When it came time to choose a graduate school, Miller saw Yale as her opportunity to study tigers. “Yale was ideal for studying wildlife in India,” she says. “The Graduate School gives PhD students a stipend and funds their tuition, so I could pursue my own research interests rather than an adviser’s agenda. Yale also has a vibrant South Asian community. The language programs are strong, and I studied Hindi for two years before working in a rural area of India where most people don’t speak English. The South Asian Studies Council funded several of my trips to India before I could acquire external grants.” In 2010, Miller was awarded a Critical Language Scholarship from the U.S. Department of State to spend the summer learning Hindi at the American Institute of Indian Studies in Jaipur, Rajasthan. She now speaks enough Hindi to conduct her research “and sympathize with the villagers who lose livestock to tigers.”
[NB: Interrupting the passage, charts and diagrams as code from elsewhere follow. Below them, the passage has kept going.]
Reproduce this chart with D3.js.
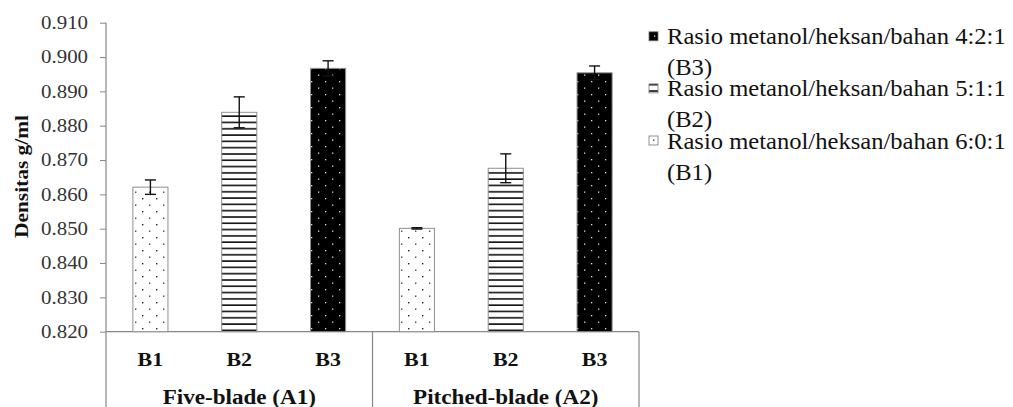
<!DOCTYPE html>
<html>
<head>
<meta charset="utf-8">
<script src="https://cdn.jsdelivr.net/npm/d3@7"></script>
<style>
  html, body { margin: 0; padding: 0; background: #fff; }
  svg { display: block; }
  svg text { font-family: "Liberation Serif", "Times New Roman", "DejaVu Serif", serif !important; }
</style>
</head>
<body>
<svg id="chart" width="1013" height="407"></svg>
<script>
// ---- data ----
const groups = ["Five-blade (A1)", "Pitched-blade (A2)"];
const treatments = ["B1", "B2", "B3"];
const valuesA1 = [0.8621, 0.8839, 0.8967];
const valuesA2 = [0.8501, 0.8676, 0.8954];
const errorsA1 = [0.0021, 0.0045, 0.0022];
const errorsA2 = [0.0002, 0.0042, 0.0020];
const yTicks = [0.820, 0.830, 0.840, 0.850, 0.860, 0.870, 0.880, 0.890, 0.900, 0.910];
const legendLabels = [
  ["Rasio metanol/heksan/bahan 4:2:1", "(B3)"],
  ["Rasio metanol/heksan/bahan 5:1:1", "(B2)"],
  ["Rasio metanol/heksan/bahan 6:0:1", "(B1)"]
];
const legendKeys = ["B3", "B2", "B1"];
const yTitle = "Densitas g/ml";

const rows = [];
groups.forEach((g, gi) => {
  const vals = gi === 0 ? valuesA1 : valuesA2;
  const errs = gi === 0 ? errorsA1 : errorsA2;
  treatments.forEach((t, ti) => rows.push({ group: g, key: t, value: vals[ti], err: errs[ti] }));
});

// ---- layout ----
const svg = d3.select("#chart");
const axisColor = "#878787";
const plotLeft = 106, plotRight = 639, yBottom = 331.7, yTop = 22.7;

const y = d3.scaleLinear().domain([0.82, 0.91]).range([yBottom, yTop]);
const x0 = d3.scaleBand().domain(groups).range([plotLeft, plotRight]).padding(0);
const x1 = d3.scaleBand().domain(treatments).range([0, x0.bandwidth()])
  .paddingInner(0.605).paddingOuter(0.3025);

// ---- patterns ----
const defs = svg.append("defs");
const p1 = defs.append("pattern").attr("id", "patB1").attr("patternUnits", "userSpaceOnUse")
  .attr("width", 14).attr("height", 13).attr("x", 0).attr("y", 0);
p1.append("rect").attr("width", 14).attr("height", 13).attr("fill", "#fff");
p1.append("rect").attr("x", 2).attr("y", 3).attr("width", 1.4).attr("height", 1.4).attr("fill", "#222");
p1.append("rect").attr("x", 9).attr("y", 9.5).attr("width", 1.4).attr("height", 1.4).attr("fill", "#444");
const p2 = defs.append("pattern").attr("id", "patB2").attr("patternUnits", "userSpaceOnUse")
  .attr("width", 10).attr("height", 6.3);
p2.append("rect").attr("width", 10).attr("height", 6.3).attr("fill", "#fff");
p2.append("rect").attr("x", 0).attr("y", 2).attr("width", 10).attr("height", 1.6).attr("fill", "#111");
const p3 = defs.append("pattern").attr("id", "patB3").attr("patternUnits", "userSpaceOnUse")
  .attr("width", 14).attr("height", 13);
p3.append("rect").attr("width", 14).attr("height", 13).attr("fill", "#000");
p3.append("rect").attr("x", 3).attr("y", 3).attr("width", 1.3).attr("height", 1.3).attr("fill", "#ddd");
p3.append("rect").attr("x", 10).attr("y", 9.5).attr("width", 1.3).attr("height", 1.3).attr("fill", "#ddd");
const fills = { B1: "url(#patB1)", B2: "url(#patB2)", B3: "url(#patB3)" };

const serif = "'Liberation Serif', 'Times New Roman', 'DejaVu Serif', serif";

// ---- y axis ----
const yAxis = d3.axisLeft(y).tickValues(yTicks).tickFormat(d3.format(".3f")).tickSize(6).tickPadding(12);
const gy = svg.append("g").attr("transform", `translate(${plotLeft},0)`).call(yAxis);
gy.attr("font-family", null);
gy.select(".domain").remove();
gy.selectAll(".tick line").attr("stroke", axisColor);
const sxTick = 1.16;
gy.selectAll(".tick text")
  .style("font-family", serif)
  .attr("font-size", 18).attr("fill", "#333")
  .attr("x", -18 / sxTick)
  .attr("transform", `scale(${sxTick},1)`);
svg.append("line").attr("x1", plotLeft).attr("x2", plotLeft).attr("y1", yTop).attr("y2", 407)
  .attr("stroke", axisColor).attr("stroke-width", 1.2);
svg.append("line").attr("x1", plotLeft).attr("x2", plotRight).attr("y1", yBottom).attr("y2", yBottom)
  .attr("stroke", axisColor).attr("stroke-width", 1.2);
groups.forEach(g => {
  const xr = x0(g) + x0.bandwidth();
  svg.append("line").attr("x1", xr).attr("x2", xr).attr("y1", yBottom).attr("y2", 407)
    .attr("stroke", axisColor).attr("stroke-width", 1.2);
});

// ---- bars ----
svg.append("g").selectAll("rect").data(rows).join("rect")
  .attr("x", d => x0(d.group) + x1(d.key))
  .attr("y", d => y(d.value))
  .attr("width", x1.bandwidth())
  .attr("height", d => y(0.82) - y(d.value))
  .attr("fill", d => fills[d.key])
  .attr("stroke", "#8f8f8f").attr("stroke-width", 1);

// ---- error bars ----
const errG = svg.append("g").attr("stroke", "#111").attr("stroke-width", 1.4);
rows.forEach(d => {
  const cx = x0(d.group) + x1(d.key) + x1.bandwidth() / 2;
  const yt = y(d.value + d.err), yb = y(d.value - d.err);
  errG.append("line").attr("x1", cx).attr("x2", cx).attr("y1", yt).attr("y2", yb);
  errG.append("line").attr("x1", cx - 5.5).attr("x2", cx + 5.5).attr("y1", yt).attr("y2", yt);
  errG.append("line").attr("x1", cx - 5.5).attr("x2", cx + 5.5).attr("y1", yb).attr("y2", yb);
});

// ---- x labels ----
const sxB = 1.22;
rows.forEach(d => {
  const cx = x0(d.group) + x1(d.key) + x1.bandwidth() / 2;
  svg.append("text")
    .attr("transform", `translate(${cx},365.7) scale(${sxB},1)`)
    .style("font-family", serif)
    .attr("text-anchor", "middle").attr("font-weight", "bold").attr("font-size", 18)
    .attr("fill", "#111").text(d.key);
});
const sxG = 1.1;
groups.forEach(g => {
  const cx = x0(g) + x0.bandwidth() / 2;
  svg.append("text")
    .attr("transform", `translate(${cx},403.5) scale(${sxG},1)`)
    .style("font-family", serif)
    .attr("text-anchor", "middle").attr("font-weight", "bold").attr("font-size", 21)
    .attr("fill", "#111").text(g);
});

// ---- y title ----
svg.append("text")
  .attr("transform", `translate(28,176.5) rotate(-90) scale(1.19,1)`)
  .style("font-family", serif)
  .attr("text-anchor", "middle").attr("font-weight", "bold").attr("font-size", 18)
  .attr("fill", "#111").text(yTitle);

// ---- legend ----
const legG = svg.append("g");
const sxL = 1.07;
legendKeys.forEach((k, i) => {
  const base = 44.3 + i * 52.1;
  legG.append("rect").attr("x", 649).attr("y", base - 12.5).attr("width", 9).attr("height", 9)
    .attr("fill", fills[k]).attr("stroke", "#777").attr("stroke-width", 0.8);
  legendLabels[i].forEach((line, li) => {
    legG.append("text")
      .attr("transform", `translate(667,${base + li * 31}) scale(${sxL},1)`)
      .style("font-family", serif)
      .attr("font-size", 23).attr("fill", "#111").text(line);
  });
});
</script>
</body>
</html>
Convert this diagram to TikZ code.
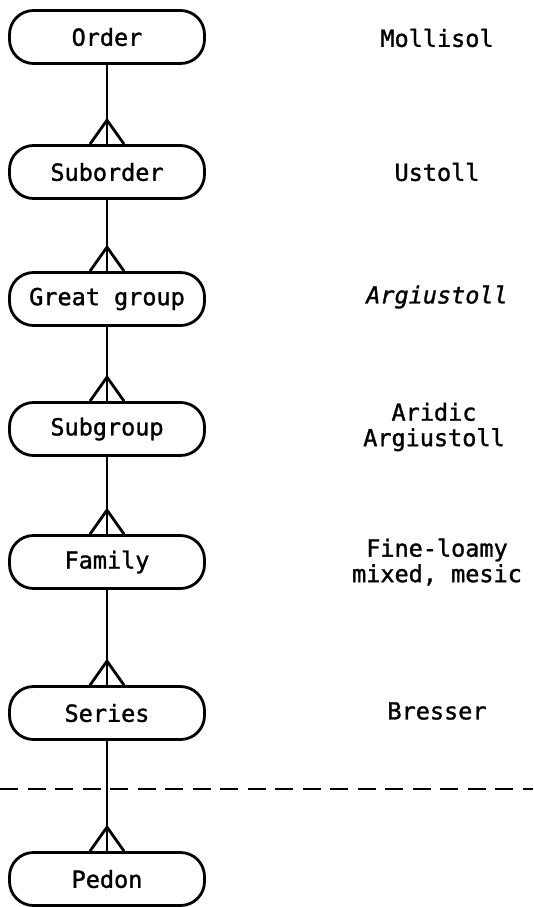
\documentclass[tikz,border=0pt]{standalone}
\usepackage{fontspec}
\setmonofont[FakeBold=1.3]{DejaVu Sans Mono}
\begin{document}
\begin{tikzpicture}[x=1pt,y=-1pt,line width=2.8pt,
  box/.style={draw, rounded corners=24pt, minimum width=195pt, minimum height=53pt,
    inner sep=0pt, font=\ttfamily\fontsize{23.5}{26}\selectfont},
  lab/.style={align=center, inner sep=0pt, font=\ttfamily\fontsize{23.5}{25.5}\selectfont}]
\useasboundingbox (0,0) rectangle (533,907);
\node[box] (order) at (107,37) {Order};
\node[box] (suborder) at (107,172) {Suborder};
\node[box] (great) at (107,299) {Great group};
\node[box] (subgroup) at (107,429) {Subgroup};
\node[box] (family) at (107,562) {Family};
\node[box] (series) at (107,713) {Series};
\node[box] (pedon) at (107,879) {Pedon};
\foreach \a/\b in {order/suborder,suborder/great,great/subgroup,subgroup/family,family/series,series/pedon}{
  \draw (\a.south) -- (\b.north);
  \draw ([xshift=-17pt]\b.north) -- ([yshift=24pt]\b.north) -- ([xshift=17pt]\b.north);
}
\coordinate (dl) at (0,789);
\coordinate (dr) at (533,789);
\draw[line width=2.5pt, dash pattern=on 18pt off 9.5pt] (dl) -- (dr);
\node[lab] (l1) at (437,38) {Mollisol};
\node[lab] (l2) at (437,172) {Ustoll};
\node[lab] (l3) at (437,297) {\itshape Argiustoll};
\node[lab] (l4) at (434,427) {Aridic\\Argiustoll};
\node[lab] (l5) at (437,562) {Fine-loamy\\mixed, mesic};
\node[lab] (l6) at (437,711) {Bresser};
\end{tikzpicture}
\end{document}
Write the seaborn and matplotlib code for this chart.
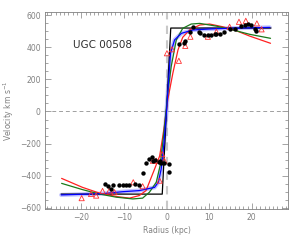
import matplotlib
matplotlib.use("Agg")
import matplotlib.pyplot as plt
import numpy as np
import pandas as pd
import seaborn as sns
from matplotlib.ticker import MultipleLocator

# observed points (black dots)
dot_r = [2.9, 4.1, 4.4, 5.4, 6.2, 7.6, 7.9, 8.8, 9.7, 10.4, 11.3, 11.7, 12.5, 13.4,
         14.8, 16.0, 17.4, 18.4, 19.1, 19.8, 20.7, 21.1,
         -14.4, -13.8, -13.0, -12.5, -11.1, -10.3, -9.6, -8.9, -7.5, -6.5, -5.4,
         -4.9, -4.0, -3.4, -3.1, -2.8, -1.8, -1.6, -1.2, -0.5, 0.5, 0.6]
dot_v = [421, 429, 441, 493, 524, 493, 487, 479, 479, 479, 481, 481, 481, 493,
         512, 512, 534, 538, 545, 537, 512, 501,
         -452, -466, -483, -458, -458, -458, -458, -458, -452, -458, -384,
         -318, -297, -281, -307, -301, -314, -307, -318, -318, -328, -380]

# observed points (red open triangles)
tri_r = [0.1, 1.3, 2.9, 4.4, 5.6, 9.7, 11.7, 14.8, 17.0, 18.6, 21.2, 22.3,
         -19.9, -17.7, -16.5, -15.0, -13.4, -12.2, -7.8, -5.6, -3.2, -2.4, -1.6, -1.0, -0.5]
tri_v = [363, 388, 316, 409, 466, 466, 497, 528, 559, 565, 549, 512,
         -540, -514, -524, -495, -493, -503, -441, -466, -307, -307, -431, -266, -307]

# model curves
step_r = [-24.7, -1.0, 1.0, 24.5]
step_v = [-515, -515, 520, 520]

blue_r = [-24.7, -15.0, -10.3, -6.4, -2.8, -1.9, -1.25, -0.6, 0.0, 0.5, 0.94, 1.9, 3.5, 6.2, 10.0, 14.0, 19.0, 24.2]
blue_v = [-520, -512, -500, -493, -473, -440, -359, -200, 0, 200, 363, 446, 487, 508, 514, 518, 521, 524]

red_r = [-24.6, -19.7, -15.8, -11.8, -8.7, -6.4, -4.8, -2.8, -1.6, -0.6, 0.3, 1.5, 2.7, 3.8, 5.4, 7.8, 10.1, 13.2, 16.4, 19.5, 24.4]
red_v = [-417, -473, -508, -530, -540, -524, -493, -359, -277, -110, 74, 240, 384, 462, 508, 539, 545, 528, 503, 470, 425]

green_r = [-24.6, -19.7, -15.8, -11.8, -7.9, -5.6, -4.0, -2.4, -1.5, -0.6, 0.3, 1.1, 2.3, 3.8, 5.8, 7.8, 11.7, 15.6, 19.5, 24.4]
green_v = [-448, -487, -514, -534, -545, -540, -503, -441, -338, -130, 116, 280, 446, 518, 545, 549, 532, 508, 481, 456]

dots = pd.DataFrame({"r": dot_r, "v": dot_v})
tris = pd.DataFrame({"r": tri_r, "v": tri_v})

sns.set_theme(style="ticks")
plt.rcParams["font.family"] = ["DejaVu Sans"]
grey = "#808080"

fig = plt.figure(figsize=(3, 2.4), dpi=100)
ax = fig.add_axes([0.15, 0.129, 0.81, 0.821])

ax.axhline(0, color="#a0a0a0", lw=0.7, ls=(0, (4, 3)), zorder=1)
ax.axvline(0, color="#c8c8c8", lw=1.5, ls=(0, (4, 3)), zorder=1)

sns.lineplot(x=blue_r, y=blue_v, ax=ax, color="#9999ff", lw=3, alpha=0.6, sort=False, zorder=2)
sns.lineplot(x=step_r, y=step_v, ax=ax, color="black", lw=0.9, sort=False, zorder=3)
sns.lineplot(x=red_r, y=red_v, ax=ax, color="#ff2020", lw=0.9, sort=False, zorder=3)
sns.lineplot(x=green_r, y=green_v, ax=ax, color="#1a7a1a", lw=0.9, sort=False, zorder=3)
sns.lineplot(x=blue_r, y=blue_v, ax=ax, color="#0000ff", lw=0.9, sort=False, zorder=4)

sns.scatterplot(data=tris, x="r", y="v", ax=ax, marker="^", s=14, facecolor="none",
                edgecolor="#ff3030", linewidth=0.6, zorder=5)
sns.scatterplot(data=dots, x="r", y="v", ax=ax, marker="o", s=10, color="black",
                edgecolor="black", linewidth=0, zorder=6)

ax.text(-22, 415, "UGC 00508", fontsize=7.5, color="#303030", va="center", ha="left")

ax.set_xlim(-28.5, 28.5)
ax.set_ylim(-608, 620)
ax.xaxis.set_major_locator(MultipleLocator(10))
ax.xaxis.set_minor_locator(MultipleLocator(1))
ax.yaxis.set_major_locator(MultipleLocator(200))
ax.yaxis.set_minor_locator(MultipleLocator(50))
ax.tick_params(which="both", direction="in", top=True, right=True, colors=grey,
               labelsize=5.5, width=0.5, labelcolor=grey)
ax.tick_params(which="major", length=4, pad=3)
ax.tick_params(which="minor", length=2)
for s in ax.spines.values():
    s.set_color(grey)
    s.set_linewidth(0.6)

ax.set_xlabel("Radius (kpc)", fontsize=5.5, color=grey, labelpad=3)
ax.set_ylabel("Velocity km s$^{-1}$", fontsize=5.5, color=grey, labelpad=3)

fig.savefig("out.png", dpi=100)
Miller asked Oswald Schmitz to serve as her dissertation adviser. “Os is an eminent thinker in predator-prey research,” she says. “He was one of the first scientists to show that predators can shape how prey behave simply by scaring them.” His own work involves spiders and grasshoppers in Connecticut, but he helped Miller “scale up the same ecological drivers to larger species like tigers and cows.”
Miller became a research affiliate at the Wildlife Institute of India and studied tiger and leopard attacks on livestock in Kanha Tiger Reserve. She created spatial models to understand where predators were most likely to attack their prey, and found that high-risk hotspots were concentrated in dense forest patches along the boundary of the park core zone, a restricted area where livestock grazing is illegal yet nonetheless continues. The models generated “risk maps” that predicted where future attacks might occur, and the maps are being used by the Forest Department and villagers to manage their grazing livestock more safely.
For her work with Panthera, Miller currently commutes between Cornell University in Ithaca, NY, and the University of Cape Town in South Africa. She studies ways to conserve the big cats from excessive trophy hunting, poaching, and retaliatory killing.